Let the arc midpoints of $BC$, $CA$ and $AB$ be $M_A$, $M_B$ and $M_C$. We claim the fixed point is $M_A$. Claim: We have $\triangle M_A I_B M_C \cong \triangle M_A I_C M_B$. Proof: This is by SAS congruence: we have that $MM_C = MM_B$, that $\angle I_B M_C M = \angle I_C M_B M$ and that \[I_B M_C = M_C A = A M_B = I_C M_B.\] So, $\angle PI_B M = \angle PI_C M$, proving that $PI_B I_C$ passes through $M$.

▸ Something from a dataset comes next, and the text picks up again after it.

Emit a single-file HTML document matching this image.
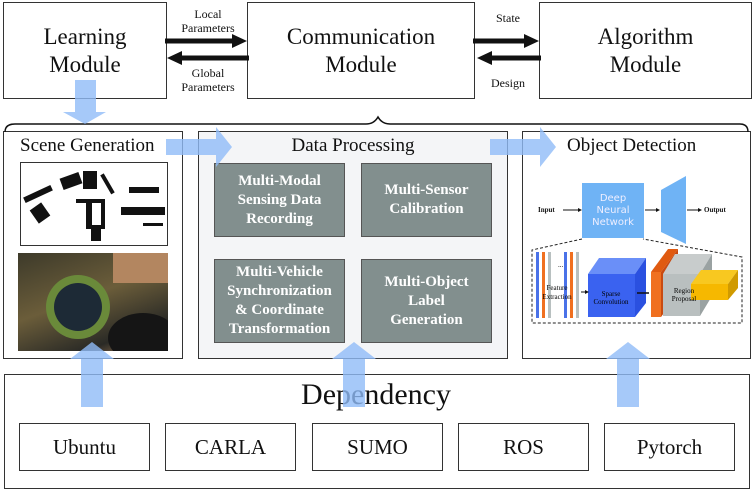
<!DOCTYPE html>
<html><head><meta charset="utf-8"><style>
body{margin:0;width:752px;height:490px;background:#fff;position:relative;overflow:hidden;font-family:"Liberation Serif",serif;color:#111}
.b{position:absolute;border:1.3px solid #333;box-sizing:border-box;background:#fff}
.c{display:flex;align-items:center;justify-content:center;text-align:center}
.g{position:absolute;background:#828f8e;border:1.5px solid #555;box-sizing:border-box;color:#fff;font-weight:bold;font-size:15px;line-height:19px;display:flex;align-items:center;justify-content:center;text-align:center}
.t{position:absolute;font-size:12px;text-align:center;line-height:14px}
.d{position:absolute;top:423px;height:48px;width:131px;font-size:21px}
svg{position:absolute;left:0;top:0}
</style></head><body>
<div class="b c" style="left:3px;top:2px;width:164px;height:97px;font-size:23px;line-height:28px">Learning<br>Module</div>
<div class="b c" style="left:247px;top:2px;width:228px;height:97px;font-size:23px;line-height:28px">Communication<br>Module</div>
<div class="b c" style="left:539px;top:2px;width:213px;height:97px;font-size:23px;line-height:28px">Algorithm<br>Module</div>
<div class="t" style="left:170px;top:7px;width:76px">Local<br>Parameters</div>
<div class="t" style="left:170px;top:66px;width:76px">Global<br>Parameters</div>
<div class="t" style="left:480px;top:11px;width:56px">State</div>
<div class="t" style="left:480px;top:76px;width:56px">Design</div>

<div class="b" style="left:3px;top:131px;width:180px;height:228px"></div>
<div style="position:absolute;left:20px;top:135px;font-size:19px">Scene Generation</div>
<div style="position:absolute;left:20px;top:162px;width:146px;height:82px;border:1px solid #333;background:#fff;overflow:hidden">
<svg width="146" height="82"><g fill="#111">
<rect x="40" y="12" width="20" height="12" transform="rotate(-20 50 18)"/><rect x="62" y="8" width="14" height="18"/><rect x="84" y="10" width="4" height="22" transform="rotate(-30 86 20)"/><rect x="100" y="44" width="44" height="8"/><rect x="65" y="36" width="6" height="30"/><rect x="80" y="36" width="4" height="30"/><rect x="2" y="28" width="30" height="6" transform="rotate(-25 17 31)"/><rect x="12" y="42" width="14" height="16" transform="rotate(-35 19 50)"/><rect x="108" y="24" width="30" height="6"/><rect x="55" y="36" width="28" height="4"/><rect x="70" y="62" width="10" height="16"/><rect x="122" y="60" width="20" height="3"/></g></svg></div>
<div style="position:absolute;left:18px;top:253px;width:150px;height:98px;background:linear-gradient(160deg,#3d3a2a,#6b5d3a 45%,#2a2a26 80%,#b08458);overflow:hidden">
<div style="position:absolute;left:28px;top:22px;width:64px;height:64px;border-radius:50%;background:#6a8a3a"></div>
<div style="position:absolute;left:36px;top:30px;width:48px;height:48px;border-radius:50%;background:#1d2a36"></div>
<div style="position:absolute;left:95px;top:0;width:55px;height:30px;background:#b38660"></div>
<div style="position:absolute;left:90px;top:60px;width:70px;height:50px;border-radius:50%;background:#151515"></div></div>

<div class="b" style="left:198px;top:131px;width:310px;height:228px;background:#f4f5f7"></div>
<div style="position:absolute;left:198px;top:135px;width:310px;text-align:center;font-size:19px">Data Processing</div>
<div class="g" style="left:214px;top:163px;width:131px;height:74px">Multi-Modal<br>Sensing Data<br>Recording</div>
<div class="g" style="left:361px;top:163px;width:131px;height:74px">Multi-Sensor<br>Calibration</div>
<div class="g" style="left:214px;top:259px;width:131px;height:84px">Multi-Vehicle<br>Synchronization<br>&amp; Coordinate<br>Transformation</div>
<div class="g" style="left:361px;top:259px;width:131px;height:84px">Multi-Object<br>Label<br>Generation</div>

<div class="b" style="left:522px;top:131px;width:229px;height:228px"></div>
<div style="position:absolute;left:567px;top:135px;font-size:19px">Object Detection</div>
<div class="c" style="position:absolute;left:582px;top:183px;width:62px;height:55px;background:#6fb3f5;color:#eef;font-family:'DejaVu Sans',sans-serif;font-size:10px;line-height:12px">Deep<br>Neural<br>Network</div>
<div class="t" style="left:538px;top:203px;font-size:7px;font-weight:bold">Input</div>
<div class="t" style="left:704px;top:203px;font-size:7px;font-weight:bold">Output</div>

<div class="b" style="left:4px;top:374px;width:746px;height:115px"></div>
<div style="position:absolute;left:0;top:378px;width:752px;text-align:center;font-size:30px">Dependency</div>
<div class="b c d" style="left:19px">Ubuntu</div>
<div class="b c d" style="left:165px">CARLA</div>
<div class="b c d" style="left:312px">SUMO</div>
<div class="b c d" style="left:458px">ROS</div>
<div class="b c d" style="left:604px">Pytorch</div>

<svg width="752" height="490">
<defs><marker id="a" markerWidth="4" markerHeight="4" refX="2" refY="2" orient="auto"><path d="M0,0L4,2L0,4z" fill="#111"/></marker></defs>
<!-- black arrows -->
<path d="M165,41H237" stroke="#111" stroke-width="5"/><path d="M232,34L247,41L232,48z" fill="#111"/>
<path d="M249,58H178" stroke="#111" stroke-width="5"/><path d="M182,51L167,58L182,65z" fill="#111"/>
<path d="M473,41H529" stroke="#111" stroke-width="5"/><path d="M524,34L539,41L524,48z" fill="#111"/>
<path d="M541,58H488" stroke="#111" stroke-width="5"/><path d="M492,51L477,58L492,65z" fill="#111"/>
<!-- brace -->
<path d="M5,132Q5,124 15,124H366Q374,124 378,117Q382,124 390,124H740Q748,124 748,132" fill="none" stroke="#111" stroke-width="1.5"/>
<g fill="#90bcf8" opacity="0.8">
<path d="M75,80H96V112H106L85,124L63,112H75Z"/>
<path d="M166,139H216V127L232,147L216,167V155H166Z"/>
<path d="M490,139H540V127L556,147L540,167V155H490Z"/>
<path d="M81,407V359H70L92,342L114,359H103V407Z"/>
<path d="M343,407V359H332L354,342L376,359H365V407Z"/>
<path d="M617,407V359H606L628,342L650,359H639V407Z"/>
</g>
<!-- object detection details -->
<path d="M563,210H580" stroke="#111" stroke-width="1" marker-end="url(#a)"/>
<path d="M645,210H658" stroke="#111" stroke-width="1" marker-end="url(#a)"/>
<path d="M687,210H700" stroke="#111" stroke-width="1" marker-end="url(#a)"/>
<path d="M661,190L686,176V244L661,232Z" fill="#6fb3f5"/>
<path d="M582,239L532,250V323H742V257L643,239" fill="none" stroke="#222" stroke-dasharray="3,2"/>
<rect x="536" y="252" width="3" height="66" fill="#4a72e8"/><rect x="542" y="252" width="3" height="66" fill="#f07020"/><rect x="548" y="252" width="3" height="66" fill="#b8c0c0"/>
<rect x="564" y="252" width="3" height="66" fill="#4a72e8"/><rect x="570" y="252" width="3" height="66" fill="#f07020"/><rect x="576" y="252" width="3" height="66" fill="#b8c0c0"/>
<path d="M588,274L599,258H646L635,274Z" fill="#6a8ff8"/><path d="M635,274L646,258V303L635,317Z" fill="#2a50e0"/><rect x="588" y="274" width="47" height="43" fill="#3a62f0"/>
<path d="M651,272L668,249H678L661,272Z" fill="#e05a10"/><rect x="651" y="272" width="10" height="45" fill="#f07020"/><path d="M661,272L678,249V294L661,317Z" fill="#c94a10"/>
<path d="M663,274L675,254H712L700,274Z" fill="#c8cccc"/><rect x="663" y="274" width="37" height="42" fill="#b9bfbf"/><path d="M700,274L712,254V296L700,316Z" fill="#9aa2a2"/>
<path d="M691,284L701,270H738L728,284Z" fill="#f8c820"/><rect x="691" y="284" width="37" height="16" fill="#f6b800"/><path d="M728,284L738,270V288L728,300Z" fill="#d09a00"/>
<path d="M581,292H587" stroke="#111" stroke-width="1" marker-end="url(#a)"/><path d="M637,293H649" stroke="#111" stroke-width="1.5"/>
<text x="557" y="290" font-size="7" text-anchor="middle" font-family="Liberation Serif">Feature</text>
<text x="557" y="299" font-size="7" text-anchor="middle" font-family="Liberation Serif">Extraction</text>
<text x="611" y="296" font-size="7" text-anchor="middle" font-family="Liberation Serif">Sparse</text>
<text x="611" y="304" font-size="7" text-anchor="middle" font-family="Liberation Serif">Convolution</text>
<text x="684" y="293" font-size="7" text-anchor="middle" font-family="Liberation Serif">Region</text>
<text x="684" y="301" font-size="7" text-anchor="middle" font-family="Liberation Serif">Proposal</text>
<text x="558" y="267" font-size="7" font-family="Liberation Serif">...</text>
</svg>
</body></html>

Invert at $A$, so the problem becomes: given isosceles $\triangle ABC$ and variable $P$ on segment $BC$, if $I_B,I_C$ are the $A$-excenters of $\triangle ABP,\triangle ACP$, then $(PI_BI_C)$ passes through a fixed point. We claim it is the midpoint $M$ of $BC$. Note $\angle I_BPI_C=90^\circ$ so it suffices to show $\angle I_BMI_C=90^\circ$. We use moving points, varying $P$ such that line $AI_B$ and $AI_C$ have degree $1$, which is possible since they are rotations by a fixed angle. Then $I_B,I_C$ have degree $1$, so lines $MI_B,MI_C$ have degree $1$, so $e^{2i\measuredangle I_BMI_C}$ has degree $2$. To show it is $-1$ always, we only need to check $3$ cases: If $P=B$ it is clear since $I_B=B$ and $I_C$ lies on the perpendicular bisector of $BC$. Similarly $P=C$ works. Finally, if $P=M$ then $\measuredangle I_BMI_C=\measuredangle I_BPI_C=90^\circ$. We are done.